Existe-t-il plusieurs modèles de rémunération ?

Oui, car il n’existe pas de formule unique pour se lancer sur ce marché. Si l’on reprend les quatre modèles figurant sur le schéma-ci-dessus, les entreprises doivent considérer leur situation de départ et le marché potentiel, pour ensuite opter pour l’un de ces modèles.
Offrir du matériel connecté à un prix premium est une première étape pour les entreprises qui ne sont pas encore présentes dans ce marché. Les fabricants traditionnels placent des capteurs sur leurs produits pour les rendre  « intelligents » et ainsi générer une valeur supplémentaire pour leur client.
Les entreprises qui offrent des produits à fort engagement et qui impliquent une consommation quotidienne ou répétée, devraient considérer le modèle de vente de services. Les services dédiés à l’automobile sont un bon exemple de ce type de produit. Une offre de base, souvent gratuite, permet aux consommateurs de se familiariser avec l’utilisation du produit.

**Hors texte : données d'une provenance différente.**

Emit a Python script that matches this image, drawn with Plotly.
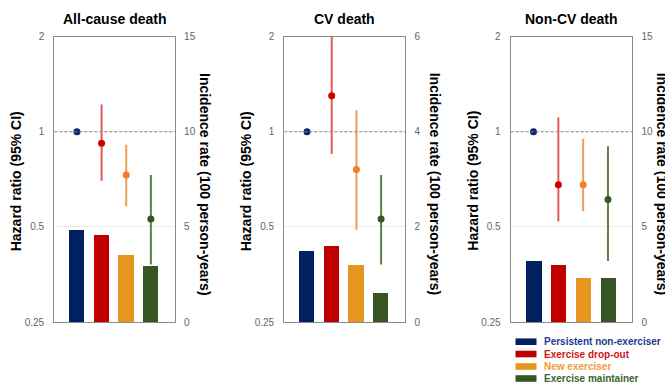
import math
import plotly.graph_objects as go

# ---------------- data ----------------
categories = ["Persistent non-exerciser", "Exercise drop-out", "New exerciser", "Exercise maintainer"]
panel_titles = ["All-cause death", "CV death", "Non-CV death"]

hr_all = [1.0, 0.92, 0.73, 0.53]
hr_lo_all = [1.0, 0.70, 0.58, 0.38]
hr_hi_all = [1.0, 1.22, 0.91, 0.73]
ir_all = [4.84, 4.61, 3.52, 2.94]

hr_cv = [1.0, 1.30, 0.76, 0.53]
hr_lo_cv = [1.0, 0.85, 0.49, 0.38]
hr_hi_cv = [1.0, 2.20, 1.17, 0.73]
ir_cv = [1.50, 1.60, 1.21, 0.62]

hr_noncv = [1.0, 0.68, 0.68, 0.61]
hr_lo_noncv = [1.0, 0.52, 0.56, 0.39]
hr_hi_noncv = [1.0, 1.11, 0.95, 0.90]
ir_noncv = [3.22, 3.03, 2.35, 2.35]

hr_ticks = [0.25, 0.5, 1, 2]
hr_ticktext = ["0.25", "0.5", "1", "2"]
ir_ticks_all = [0, 5, 10, 15]
ir_ticks_cv = [0, 2, 4, 6]
ir_ticks_noncv = [0, 5, 10, 15]
REF_HR = 1.0

left_title = "Hazard ratio (95% CI)"
right_title = "Incidence rate (100 person-years)"

# ---------------- style ----------------
W, H = 665, 382
bar_colors = ["#002060", "#c00000", "#e6951f", "#375623"]
pt_colors = ["#0b2566", "#d00000", "#f07f2c", "#375623"]
ci_colors = ["#0b2566", "#e05a5a", "#f09a55", "#5d7f48"]
legend_text_colors = ["#1c3a8c", "#d01515", "#f39a3a", "#3d6430"]
FONT = "Liberation Sans, Arial, sans-serif"
AXIS_GRAY = "#8a8a8a"
TICK_GRAY = "#666666"

panels = [
    dict(hr=hr_all, lo=hr_lo_all, hi=hr_hi_all, ir=ir_all, irt=ir_ticks_all, x0=54.3, x1=175.0),
    dict(hr=hr_cv, lo=hr_lo_cv, hi=hr_hi_cv, ir=ir_cv, irt=ir_ticks_cv, x0=284.3, x1=405.3),
    dict(hr=hr_noncv, lo=hr_lo_noncv, hi=hr_hi_noncv, ir=ir_noncv, irt=ir_ticks_noncv, x0=510.7, x1=632.3),
]
Y_TOP, Y_BOT = 36.7, 322.0


def px(x):
    return x / W


def py(y):
    return 1 - y / H


fig = go.Figure()
layout = dict(
    width=W, height=H,
    margin=dict(l=0, r=0, t=0, b=0),
    paper_bgcolor="white", plot_bgcolor="white",
    showlegend=False,
    font=dict(family=FONT, color="#000"),
)
annotations = []
shapes = []
xpos = list(range(len(categories)))

for i, p in enumerate(panels):
    xn = "" if i == 0 else str(i + 1)
    ybase = 2 * i + 1          # incidence (linear, right side, base)
    yover = 2 * i + 2          # hazard ratio (log, left side, overlay)
    ybn = "" if ybase == 1 else str(ybase)
    yon = str(yover)

    # bars: incidence rate
    for k, cat in enumerate(categories):
        fig.add_trace(go.Bar(
            x=[xpos[k]], y=[p["ir"][k]], width=0.62,
            marker=dict(color=bar_colors[k], line=dict(width=0)),
            name=cat, xaxis="x" + xn, yaxis="y" + ybn, hoverinfo="skip",
        ))
    # points: hazard ratio with CI
    for k, cat in enumerate(categories):
        up = p["hi"][k] - p["hr"][k]
        dn = p["hr"][k] - p["lo"][k]
        fig.add_trace(go.Scatter(
            x=[xpos[k]], y=[p["hr"][k]], mode="markers",
            marker=dict(color=pt_colors[k], size=7),
            error_y=dict(type="data", symmetric=False, array=[up], arrayminus=[dn],
                         color=ci_colors[k], thickness=2, width=0, visible=up > 0 or dn > 0),
            name=cat, xaxis="x" + xn, yaxis="y" + yon, hoverinfo="skip",
        ))

    dom_x = [px(p["x0"]), px(p["x1"])]
    dom_y = [py(Y_BOT), py(Y_TOP)]
    layout["xaxis" + xn] = dict(
        domain=dom_x, range=[-0.92, 3.98], anchor="y" + ybn,
        showticklabels=False, showgrid=False, zeroline=False, ticks="",
        showline=True, linecolor=AXIS_GRAY, linewidth=1.2, mirror=True,
    )
    irt = p["irt"]
    layout["yaxis" + ybn] = dict(
        domain=dom_y, range=[irt[0], irt[-1]], anchor="x" + xn, side="right",
        tickvals=irt, ticktext=[str(t) for t in irt],
        tickfont=dict(size=10, color=TICK_GRAY, family=FONT),
        showgrid=True, gridcolor="#ececec", gridwidth=1, zeroline=False,
        showline=True, linecolor=AXIS_GRAY, linewidth=1.2, ticks="",
        ticklabelstandoff=6, automargin=False,
    )
    layout["yaxis" + yon] = dict(
        domain=dom_y, type="log",
        range=[math.log10(hr_ticks[0]), math.log10(hr_ticks[-1])],
        overlaying="y" + ybn, anchor="x" + xn, side="left",
        tickvals=hr_ticks, ticktext=hr_ticktext,
        tickfont=dict(size=10, color=TICK_GRAY, family=FONT),
        showgrid=False, zeroline=False,
        showline=True, linecolor=AXIS_GRAY, linewidth=1.2, ticks="",
        ticklabelstandoff=7, automargin=False,
    )
    # reference line at HR = 1
    shapes.append(dict(
        type="line", xref="x" + xn + " domain", x0=0, x1=1,
        yref="y" + yon, y0=REF_HR, y1=REF_HR,
        line=dict(color="#8c8c8c", width=1, dash="3px,2px"),
    ))
    # panel title
    annotations.append(dict(
        text="<b>" + panel_titles[i] + "</b>", x=px((p["x0"] + p["x1"]) / 2), y=py(19),
        xref="paper", yref="paper", showarrow=False, xanchor="center", yanchor="middle",
        font=dict(size=14, color="#000", family=FONT),
    ))
    # axis titles
    annotations.append(dict(
        text="<b>" + left_title + "</b>", x=px(p["x0"] - 38), y=py(181),
        xref="paper", yref="paper", showarrow=False, xanchor="center", yanchor="middle",
        textangle=-90, font=dict(size=14, color="#000", family=FONT),
    ))
    annotations.append(dict(
        text="<b>" + right_title + "</b>", x=px(p["x1"] + 30), y=py(184),
        xref="paper", yref="paper", showarrow=False, xanchor="center", yanchor="middle",
        textangle=90, font=dict(size=14, color="#000", family=FONT),
    ))

# legend drawn at bottom right
leg_rows = [341.7, 354.0, 366.5, 378.5]
for k, cat in enumerate(categories):
    yc = leg_rows[k]
    shapes.append(dict(
        type="rect", xref="paper", yref="paper",
        x0=px(515.5), x1=px(536.5), y0=py(yc + 3.3), y1=py(yc - 3.3),
        fillcolor=bar_colors[k], line=dict(width=0),
    ))
    annotations.append(dict(
        text="<b>" + cat + "</b>", x=px(541.5), y=py(yc),
        xref="paper", yref="paper", showarrow=False, xanchor="left", yanchor="middle",
        font=dict(size=10, color=legend_text_colors[k], family=FONT),
    ))

layout["annotations"] = annotations
layout["shapes"] = shapes
layout["bargap"] = 0
fig.update_layout(**layout)
fig.write_html(
    "out.html",
    config={"displayModeBar": False},
    post_script="document.body.style.margin='0';document.body.style.overflow='hidden';",
)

Les entreprises en possession d’une grande quantité de données clients peuvent s’en servir comme principale rémunération. La commercialisation des données clients ne doit cependant pas se passer d’une garantie de confidentialité ni de l’accord des clients.

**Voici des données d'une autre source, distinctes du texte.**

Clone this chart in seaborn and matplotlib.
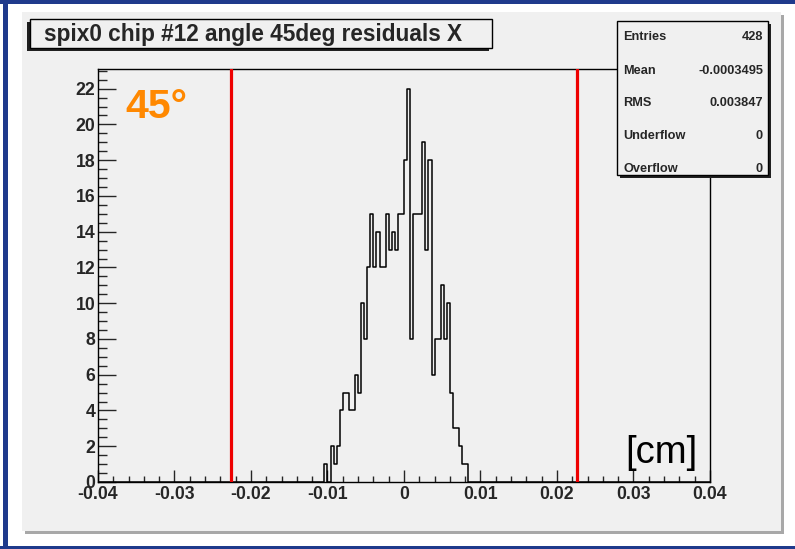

Enfin, les organisations qui ont déjà une large gamme de produits et de services qui sont déjà connectés, doivent construire un véritable écosystème avec leurs fournisseurs et parfois avec certains concurrents, afin d’offrir à leurs clients des solutions globales, clés en main, qui décupleront leurs bénéfices.

Comment relever le défi de la monétisation des objets connectés ?

L’Internet des Objets est un phénomène technologique de masse qui a le potentiel de créer un monde 100 % connecté, donnant la possibilité à tous les acteurs marchands de générer des sources de revenus supplémentaires. Or, aujourd’hui, plus de 70 % des entreprises ne génèrent pas de revenus de leurs offres d’objets connectés. Des pistes existent pourtant, il s’agit à présent de les creuser pour anticiper sur une évolution forte des conditions de marché, en bonne partie bousculées par les offres innovantes des start-up.